All of the above...plus...

...locomotives,... 










...rolling stock,...










...vehicles,...




























...roads,...










Cost depends...but, does it matter in light of the satisfaction of doing it?:thumbsup:


----------



## N scale catastrophe (Nov 18, 2012)

Wow Shay, you set the bar high! Beautiful work.


----------



## norgale (Apr 4, 2011)

Ya he does. Love that model T truck. Pete


----------



## lears2005 (Feb 26, 2010)

Shay you amazie me evrytime you post pic


----------



## Grbauc (Dec 13, 2012)

*wow shay!!!!*

trow my name in the hat of totally amazed and inspired to keep working to get better...


----------



## N scale catastrophe (Nov 18, 2012)

Not as good as Shay's, but not bad for a first attempt. 
Tunnel and bridge,










and my first kit bash,


----------



## New Berlin RR (Feb 11, 2012)

ehh I just grab what I can and make what I can really.....not much of a "kit bash" or any thing special but its my first car that I made into something like a wreak kinda thing...


----------



## THE TYCO MAN (Aug 23, 2011)

Shaygetz, I was hoping to see your jet power'd rail ridin' Model T! If I ever get my 0-6-0T finished, I'll show it off.


----------



## shaygetz (Sep 23, 2007)

Thanks guys...Nice timber work, N:thumbsup::thumbsup::thumbsup:



THE TYCO MAN said:


> Shaygetz, I was hoping to see your jet power'd rail ridin' Model T! If I ever get my 0-6-0T finished, I'll show it off.


By your command...


----------



## BK R (Dec 8, 2012)

You've got too much time on your hands. :laugh::laugh:


----------



## jjb727 (Apr 13, 2012)

norgale said:


> I like to do my own when I have the time but there are both homemade and manufactured buildings on the BGC. Check the pics around page 10 on the Bonita Grand Central thread for some more info.
> Making your own structures is probably cheaper than buying kits but they take a lot more time.
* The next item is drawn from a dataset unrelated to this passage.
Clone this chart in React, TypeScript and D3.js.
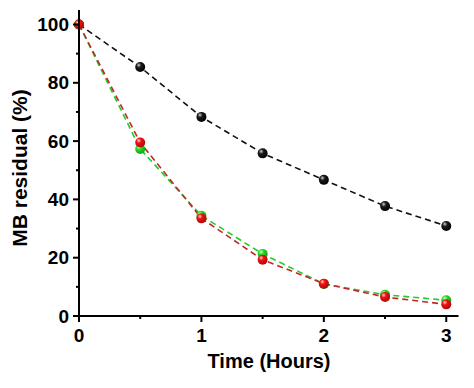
import React from "react";
import * as d3 from "d3";

const times = [0, 0.5, 1, 1.5, 2, 2.5, 3];
const blackSeries = [100, 85.4, 68.3, 55.8, 46.7, 37.7, 30.9];
const greenSeries = [100, 57.3, 34.4, 21.3, 11.0, 7.3, 5.4];
const redSeries = [100, 59.5, 33.5, 19.3, 11.1, 6.5, 4.0];
const xMajorTicks = [0, 1, 2, 3];
const xMinorTicks = [0.5, 1.5, 2.5];
const yMajorTicks = [0, 20, 40, 60, 80, 100];
const yMinorTicks = [10, 30, 50, 70, 90];

const W = 474;
const H = 388;

export default function App() {
  const x = d3.scaleLinear().domain([0, 3.1]).range([79, 458.5]);
  const y = d3.scaleLinear().domain([0, 105]).range([316, 316 - 105 * 2.915]);
  const line = d3
    .line<number>()
    .x((_, i) => x(times[i]))
    .y((d) => y(d))
    .curve(d3.curveLinear);

  const series = [
    { id: "blk", data: blackSeries, stroke: "#111", base: "#1a1a1a", hi: "#d0d0d0" },
    { id: "grn", data: greenSeries, stroke: "#22cc22", base: "#22dd22", hi: "#d8ffd8" },
    { id: "red", data: redSeries, stroke: "#c0282a", base: "#ee1111", hi: "#ffd0d0" },
  ];
  const font = "'Liberation Sans', Arial, sans-serif";

  return (
    <div style={{ position: "fixed", left: 0, top: 0 }}>
      <svg width={W} height={H} style={{ display: "block", background: "#fff" }}>
        <defs>
          {series.map((s) => (
            <radialGradient key={s.id} id={"g-" + s.id} cx="0.38" cy="0.35" r="0.7" fx="0.35" fy="0.3">
              <stop offset="0%" stopColor={s.hi} />
              <stop offset="35%" stopColor={s.base} />
              <stop offset="100%" stopColor={s.id === "blk" ? "#000" : d3.color(s.base)!.darker(1).toString()} />
            </radialGradient>
          ))}
        </defs>
        {series.map((s) => (
          <path
            key={"l" + s.id}
            d={line(s.data) || ""}
            fill="none"
            stroke={s.stroke}
            strokeWidth={1.6}
            strokeDasharray="6,4"
          />
        ))}
        {series.map((s) =>
          s.data.map((v, i) => (
            <circle key={s.id + i} cx={x(times[i])} cy={y(v)} r={5} fill={`url(#g-${s.id})`} />
          ))
        )}
        <line x1={x(0)} x2={x(0)} y1={y(0) + 1} y2={y(105)} stroke="#000" strokeWidth={2} />
        <line x1={x(0) - 1} x2={x(3.1)} y1={y(0)} y2={y(0)} stroke="#000" strokeWidth={2} />
        {yMajorTicks.map((t) => (
          <g key={"ym" + t}>
            <line x1={x(0) - 6} x2={x(0)} y1={y(t)} y2={y(t)} stroke="#000" strokeWidth={2} />
            <text
              x={x(0) - 10}
              y={y(t)}
              dy="0.35em"
              textAnchor="end"
              fontFamily={font}
              fontWeight="bold"
              fontSize={19}
              fill="#000"
            >
              {t}
            </text>
          </g>
        ))}
        {yMinorTicks.map((t) => (
          <line key={"yn" + t} x1={x(0) - 3} x2={x(0)} y1={y(t)} y2={y(t)} stroke="#000" strokeWidth={2} />
        ))}
        {xMajorTicks.map((t) => (
          <g key={"xm" + t}>
            <line x1={x(t)} x2={x(t)} y1={y(0)} y2={y(0) + 6} stroke="#000" strokeWidth={2} />
            <text
              x={x(t)}
              y={342}
              textAnchor="middle"
              fontFamily={font}
              fontWeight="bold"
              fontSize={19}
              fill="#000"
            >
              {t}
            </text>
          </g>
        ))}
        {xMinorTicks.map((t) => (
          <line key={"xn" + t} x1={x(t)} x2={x(t)} y1={y(0)} y2={y(0) + 3} stroke="#000" strokeWidth={2} />
        ))}
        <text
          x={269}
          y={368}
          textAnchor="middle"
          fontFamily={font}
          fontWeight="bold"
          fontSize={20}
          fill="#000"
        >
          Time (Hours)
        </text>
        <text
          transform={`translate(27, 168) rotate(-90)`}
          textAnchor="middle"
          fontFamily={font}
          fontWeight="bold"
          fontSize={21}
          fill="#000"
        >
          MB residual (%)
        </text>
      </svg>
    </div>
  );
}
Pete
> http://i242.photobucket.com/albums/ff287/norgale/002-4.jpg


I'm probably gonna end up buying built up structures because I'm not really good at building kits. But what I WILL do is try to make my own tunnels. I think that the foam tunnels are way too generic and unrealistic (not that it should matter in my fantasy layout, but I do want something MORE believable)


----------



## jjb727 (Apr 13, 2012)

N scale catastrophe said:


> Not as good as Shay's, but not bad for a first attempt.
> Tunnel and bridge,
> 
> 
> ...


Not bad! Not bad AT ALL! :thumbsup:


----------



## jjb727 (Apr 13, 2012)

New Berlin RR said:


> ehh I just grab what I can and make what I can really.....not much of a "kit bash" or any thing special but its my first car that I made into something like a wreak kinda thing...


pretty good!:thumbsup:


----------



## New Berlin RR (Feb 11, 2012)

Thanks, I just did what I wanted and at first did a bit much (oops) but I just decided to turn it into a car that got involved in an accident....don't see many out there on the web to buy so hand made is the best here


----------



## N scale catastrophe (Nov 18, 2012)

Thanks jjb and shay! Love the wreck new berlin, gave me a great idea for an abandoned mine scene I've been working on. How did you get the car to retain it's shape? I am assuming it is plastic and not metal (?), some kind of heat involved?


----------



## jjb727 (Apr 13, 2012)

shaygetz said:


> Thanks guys...Nice timber work, N:thumbsup::thumbsup::thumbsup:
> 
> 
> 
> By your command...


i wanna put those thrusters on my locos or at the of my trains to make them look fast


----------



## jjb727 (Apr 13, 2012)

looking to make a custom roundhouse out of foam....possible? i hope!
feasible? perhaps


----------



## RUSTY Cuda (Aug 28, 2012)

I can't take credit for these, I think my Dads friend made them, mostly wood, a turn table bridge & an engine house, the detail is amazing, at least to me.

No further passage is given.